China, Russia, Venezuela: Q&A With Thomas O’Donnell

Immediate Frontier

(Energy Analytics Institute, 13.Feb.2021) — China and Russia continue to push around their might in Venezuela. Thomas O’Donnell with the Hertie School of Governance & Freie Universität-Berlin weighs in briefly here.

Energy Analytics Institute: What might China and Russia be willing to do this year to assist Venezuela’s President Nicolas Maduro?

Thomas O’Donnell, PhD: Beijing’s original (and perhaps still) plan for Venezuela was deep vertical integration mirroring PDVSA-Citgo Petroleum: new Faja upgraders, a pipeline to Colombia’s Pacific coast, dedicated ships, dedicated domestic Chinese refineries, etc. All very rational and lucrative for both sides. China became alarmed with Hugo Chavez’ unreliability and incompetence within a few years and with Maduro’s incapacity to reform within a year or so. The entire “oil-for-loans” history was a fallback strategy for Beijing – at least secure an oil stream with minimized risk. I have no doubt the Chinese Communist Party wants a new Caracas regime it can work with.

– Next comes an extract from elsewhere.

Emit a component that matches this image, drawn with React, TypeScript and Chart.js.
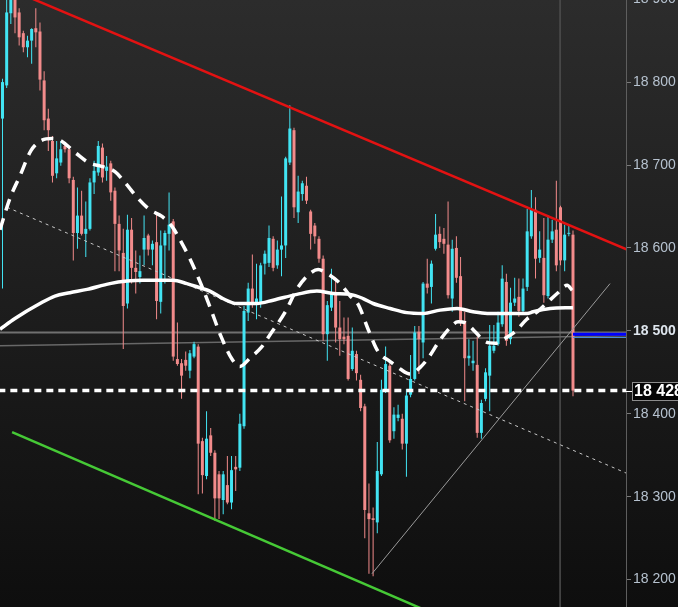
import { useEffect, useRef } from 'react';
import { Chart, registerables } from 'chart.js';

Chart.register(...registerables);

// candles, one per session
const opens = [
  18756, 18796, 18883, 18902, 18884, 18859, 18842, 18850, 18865, 18861,
  18802, 18756, 18729, 18690, 18703, 18723, 18719, 18682, 18618, 18639,
  18617, 18623, 18679, 18691, 18721, 18693, 18702, 18669, 18629, 18594,
  18533, 18622, 18576, 18565, 18598, 18615, 18598, 18607, 18535, 18603,
  18617, 18632, 18466, 18461, 18465, 18452, 18469, 18481, 18367, 18325,
  18374, 18353, 18327, 18296, 18314, 18293, 18336, 18335, 18385, 18522,
  18551, 18533, 18534, 18581, 18582, 18611, 18579, 18598, 18603, 18703,
  18742, 18643, 18665, 18675, 18644, 18627, 18611, 18587, 18496, 18528,
  18547, 18504, 18493, 18494, 18454, 18472, 18441, 18409, 18280, 18274,
  18269, 18327, 18428, 18458, 18379, 18395, 18394, 18364, 18423, 18442,
  18499, 18486, 18557, 18553, 18599, 18617, 18611, 18604, 18539, 18600,
  18566, 18512, 18467, 18461, 18459, 18377, 18418, 18446, 18476, 18484,
  18508, 18559, 18490, 18534, 18541, 18524, 18553, 18614, 18646, 18588,
  18588, 18542, 18610, 18622, 18649, 18585, 18617, 18616,
];
const highs = [
  18804, 18910, 18912, 18910, 18889, 18862, 18856, 18865, 18889, 18872,
  18813, 18768, 18735, 18729, 18729, 18727, 18723, 18686, 18673, 18669,
  18656, 18684, 18705, 18729, 18726, 18711, 18705, 18673, 18639, 18623,
  18640, 18636, 18597, 18591, 18639, 18617, 18609, 18643, 18621, 18621,
  18667, 18635, 18510, 18466, 18475, 18477, 18487, 18484, 18371, 18403,
  18383, 18356, 18331, 18331, 18349, 18349, 18349, 18400, 18530, 18558,
  18592, 18581, 18582, 18597, 18627, 18614, 18609, 18662, 18710, 18772,
  18745, 18687, 18681, 18686, 18646, 18630, 18614, 18591, 18536, 18575,
  18564, 18536, 18516, 18516, 18504, 18476, 18447, 18412, 18316, 18287,
  18366, 18441, 18481, 18461, 18408, 18411, 18400, 18430, 18471, 18506,
  18506, 18559, 18587, 18585, 18641, 18626, 18624, 18656, 18610, 18614,
  18589, 18523, 18490, 18488, 18493, 18417, 18455, 18507, 18507, 18523,
  18579, 18569, 18552, 18564, 18563, 18563, 18647, 18670, 18661, 18620,
  18636, 18639, 18634, 18681, 18651, 18628, 18629, 18621,
];
const lows = [
  18551, 18793, 18870, 18859, 18844, 18836, 18830, 18822, 18842, 18790,
  18742, 18717, 18679, 18684, 18699, 18715, 18678, 18585, 18599, 18615,
  18589, 18621, 18665, 18687, 18679, 18681, 18657, 18572, 18572, 18478,
  18527, 18557, 18545, 18557, 18579, 18591, 18579, 18514, 18521, 18557,
  18597, 18464, 18458, 18418, 18452, 18443, 18467, 18303, 18304, 18321,
  18349, 18271, 18273, 18279, 18291, 18285, 18307, 18331, 18382, 18512,
  18528, 18514, 18528, 18568, 18577, 18572, 18575, 18566, 18588, 18700,
  18636, 18630, 18657, 18653, 18598, 18605, 18582, 18488, 18464, 18524,
  18486, 18470, 18484, 18440, 18452, 18440, 18403, 18250, 18207, 18204,
  18256, 18325, 18425, 18365, 18370, 18391, 18357, 18324, 18420, 18440,
  18448, 18467, 18545, 18533, 18597, 18600, 18593, 18539, 18523, 18558,
  18506, 18415, 18458, 18452, 18371, 18370, 18415, 18403, 18473, 18482,
  18505, 18482, 18484, 18530, 18517, 18522, 18548, 18611, 18563, 18582,
  18534, 18539, 18606, 18572, 18579, 18572, 18614, 18421,
];
const closes = [
  18800, 18884, 18902, 18878, 18854, 18842, 18850, 18864, 18860, 18803,
  18754, 18742, 18687, 18708, 18719, 18719, 18684, 18618, 18639, 18617,
  18623, 18679, 18693, 18723, 18685, 18698, 18667, 18629, 18597, 18530,
  18622, 18576, 18571, 18572, 18612, 18598, 18605, 18536, 18603, 18618,
  18628, 18469, 18460, 18446, 18458, 18473, 18484, 18364, 18326, 18370,
  18353, 18298, 18298, 18327, 18293, 18332, 18333, 18388, 18524, 18551,
  18533, 18539, 18579, 18593, 18612, 18576, 18598, 18603, 18708, 18744,
  18649, 18668, 18678, 18657, 18617, 18614, 18587, 18496, 18531, 18545,
  18504, 18490, 18490, 18442, 18476, 18449, 18407, 18284, 18273, 18272,
  18331, 18429, 18460, 18368, 18399, 18399, 18364, 18422, 18442, 18498,
  18490, 18557, 18552, 18581, 18616, 18607, 18605, 18543, 18599, 18564,
  18512, 18467, 18470, 18464, 18377, 18413, 18450, 18482, 18482, 18510,
  18563, 18488, 18534, 18539, 18524, 18551, 18620, 18646, 18587, 18598,
  18543, 18610, 18620, 18579, 18585, 18616, 18618, 18428,
];

const yTicks = [18200, 18300, 18400, 18500, 18600, 18700, 18800, 18900];
const lastPrice = 18428;

// indicator curves, [candle index, price]
const slowMa = [
  [-0.6, 18502], [3, 18515], [9, 18533], [12.6, 18542], [16.2, 18546], [20.3, 18550],
  [25.8, 18557], [29.9, 18560], [33.7, 18561], [37.8, 18561], [40.9, 18561], [44.3, 18557],
  [47.4, 18552], [49.8, 18548], [52.9, 18539], [56.3, 18533], [61.1, 18533], [65, 18537],
  [70.7, 18544], [75.5, 18548], [79.4, 18545], [83.5, 18544], [86.6, 18539], [89, 18533],
  [93.1, 18527], [97.1, 18522], [101, 18521], [105.1, 18525], [109.2, 18527], [113, 18523],
  [116.4, 18521], [120.2, 18521], [126, 18521], [127.4, 18523], [131.5, 18527], [137, 18528],
];
const fastMa = [
  [-0.6, 18622], [1.8, 18660], [4.2, 18687], [6.8, 18717], [9.5, 18730], [11.9, 18732],
  [13.8, 18730], [17.7, 18714], [21, 18702], [23.4, 18699], [27, 18692], [29.4, 18679],
  [32.5, 18660], [35.4, 18646], [38.3, 18638], [40.7, 18626], [42.6, 18610], [45, 18587],
  [47.7, 18556], [50.1, 18525], [52.5, 18493], [55.1, 18466], [57, 18457], [59.4, 18467],
  [62.3, 18481], [64.2, 18495], [67.8, 18522], [70.9, 18552], [73.8, 18569], [75.8, 18574],
  [77.7, 18570], [81.1, 18557], [83.5, 18542], [85.4, 18532], [87.8, 18502], [90.2, 18475],
  [93.1, 18463], [95.5, 18454], [97.9, 18448], [100.3, 18456], [102.2, 18467], [104.8, 18487],
  [107.5, 18504], [109.4, 18511], [111.1, 18510], [113.5, 18499], [115.9, 18487], [118.3, 18485],
  [120.7, 18491], [123.1, 18499], [125.9, 18514], [128.4, 18523], [130.8, 18534], [133.4, 18546],
  [135.6, 18555], [136.8, 18549],
];

// drawn lines
const resistance = [[6, 18903], [150, 18598]];
const support = [[2.3, 18378], [103, 18160]];
const midChannel = [[1.1, 18649], [150, 18328]];
const riseLine = [[88.7, 18207], [145.9, 18557]];
const levelA = [[-1, 18498], [150, 18498]];
const levelB = [[-1, 18482], [150, 18494]];
const blueLevel = [[137, 18496], [150, 18496]];
const blueLevelThin = [[137, 18492], [150, 18492]];
const lastLine = [[-1, lastPrice], [150, lastPrice]];
const cursorLine = [[133.9, 18100], [133.9, 19000]];

const UP = '#42e4f3';
const DOWN = '#f28b8b';
const FONT = "'Liberation Sans', Arial, sans-serif";

const fmt = (v: number) => String(v).replace(/(\d{2})(\d{3})$/, '$1 $2');
const pts = (arr: number[][]) => arr.map(([x, y]) => ({ x, y }));

const line = (data: number[][], color: string, width: number, order: number, extra: any = {}) => ({
  type: 'line' as const,
  data: pts(data),
  borderColor: color,
  borderWidth: width,
  pointRadius: 0,
  fill: false,
  order,
  ...extra,
});

const lastPriceTag = {
  id: 'lastPriceTag',
  afterDraw(chart: any) {
    const { ctx, chartArea } = chart;
    const y = Math.round(chart.scales.y.getPixelForValue(lastPrice));
    const left = chartArea.right;
    ctx.save();
    ctx.strokeStyle = '#ffffff';
    ctx.lineWidth = 1;
    ctx.beginPath();
    ctx.moveTo(left, y + 0.5);
    ctx.lineTo(left + 6, y + 0.5);
    ctx.stroke();
    ctx.fillStyle = '#050505';
    ctx.fillRect(left + 6, y - 9, 70, 19);
    ctx.strokeStyle = '#8c8c8c';
    ctx.strokeRect(left + 6.5, y - 8.5, 70, 18);
    ctx.fillStyle = '#ffffff';
    ctx.font = `bold 16px ${FONT}`;
    ctx.textBaseline = 'middle';
    ctx.fillText(fmt(lastPrice), left + 8, y + 1);
    ctx.restore();
  },
};

export default function App() {
  const canvasRef = useRef<HTMLCanvasElement>(null);
  const chartRef = useRef<Chart | null>(null);

  useEffect(() => {
    if (!canvasRef.current) return;
    if (chartRef.current) chartRef.current.destroy();

    const colors = closes.map((c, i) => (c >= opens[i] ? UP : DOWN));

    chartRef.current = new Chart(canvasRef.current, {
      type: 'bar',
      data: {
        datasets: [
          line(lastLine, '#ffffff', 3.5, 1, { borderDash: [7, 5] }),
          line(slowMa, '#ffffff', 3.5, 2, { cubicInterpolationMode: 'monotone' }),
          line(fastMa, '#ffffff', 3.5, 3, { cubicInterpolationMode: 'monotone', borderDash: [12, 8] }),
          line(resistance, '#e31212', 2.5, 4),
          line(support, '#46c936', 2.5, 5),
          line(midChannel, '#c8c8c8', 1, 6, { borderDash: [3, 4] }),
          line(riseLine, '#9a9a9a', 1, 7),
          line(blueLevel, '#0000ff', 3, 8),
          line(blueLevelThin, '#4a8fd8', 1, 8),
          {
            type: 'bar' as const,
            data: opens.map((o, i) => ({ x: i, y: [o, closes[i]] })),
            backgroundColor: colors,
            borderWidth: 0,
            grouped: false,
            maxBarThickness: 3,
            minBarLength: 1,
            order: 10,
          },
          {
            type: 'bar' as const,
            data: lows.map((l, i) => ({ x: i, y: [l, highs[i]] })),
            backgroundColor: colors,
            borderWidth: 0,
            grouped: false,
            maxBarThickness: 1,
            order: 11,
          },
          line(levelA, '#707070', 2, 12),
          line(levelB, '#686868', 1.5, 12),
          line(cursorLine, '#4e4e4e', 1.5, 13),
        ] as any,
      },
      options: {
        animation: false,
        responsive: false,
        maintainAspectRatio: false,
        layout: { padding: 0 },
        plugins: {
          legend: { display: false },
          tooltip: { enabled: false },
        },
        scales: {
          x: {
            type: 'linear',
            min: -0.6,
            max: 149.73,
            offset: false,
            display: false,
          },
          y: {
            type: 'linear',
            position: 'right',
            min: 18167,
            max: 18899,
            beginAtZero: false,
            afterBuildTicks: (scale: any) => {
              scale.ticks = yTicks.map((value) => ({ value }));
            },
            afterFit: (scale: any) => {
              scale.width = 52;
              scale.paddingTop = 0;
              scale.paddingBottom = 0;
            },
            grid: {
              drawOnChartArea: false,
              drawTicks: true,
              tickLength: 5,
              color: '#7a7a7a',
            },
            border: { display: true, color: '#5e5e5e', width: 1 },
            ticks: {
              padding: 2,
              autoSkip: false,
              callback: (v: any) => fmt(Number(v)),
              color: (ctx: any) => (ctx.tick && ctx.tick.value === 18500 ? '#dfe6ee' : '#b6c2cf'),
              font: (ctx: any) => ({
                family: FONT,
                size: 14,
                weight: ctx.tick && ctx.tick.value === 18500 ? 'bold' : 'normal',
              }),
            },
          },
        },
      } as any,
      plugins: [lastPriceTag],
    });

    return () => {
      if (chartRef.current) {
        chartRef.current.destroy();
        chartRef.current = null;
      }
    };
  }, []);

  return (
    <div
      style={{
        position: 'fixed',
        left: 0,
        top: 0,
        width: 678,
        height: 607,
        background: 'linear-gradient(#2c2c2c, #0e0e0e)',
      }}
    >
      <canvas ref={canvasRef} width={678} height={607} style={{ display: 'block' }} />
    </div>
  );
}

However, abandoning the Chavistas to Washington would send a signal to the elites of all other undemocratic regimes counting on Beijing’s support. Its Belt and Road “partner” elites would immediately discount Beijing’s security guarantees. This was precisely the Great-Power curse the US faced in Vietnam War: continuing to support a worthless ally to keep credibility with other allies.

The [Joe] Biden administration needs to either understand this and find a way to allow China and Russia to appear to not have abandoned their Chavista clients, while actually doing so for the sake of future business opportunities in Venezuela, or to semi-forcibly push Maduro out, simultaneously gaining a larger victory, diminishing Beijing and Moscow’s Great-Power credibility everywhere.

Russia needs a revenue stream from its Venezuelan oil trade to finance its support for Chavismo. If Biden et al can make this relationship too costly, still Russia will not simply abandon Maduro’s regime, as it is an important bridgehead for Russian influence and credibility throughout Latin America. Any perception of backing down would damage Putin’s credibility with all his many client leaderships in Latin America and elsewhere. However, Moscow would ultimately be forced to back down if coordinated international negotiations combined with severe external pressure and especially determined stripping away of the regime’s domestic allies were pursued in a more sophisticated manner than the furtive, superficial efforts of the past four years. The US has a unique capacity, with regional allies, to do this stripping away.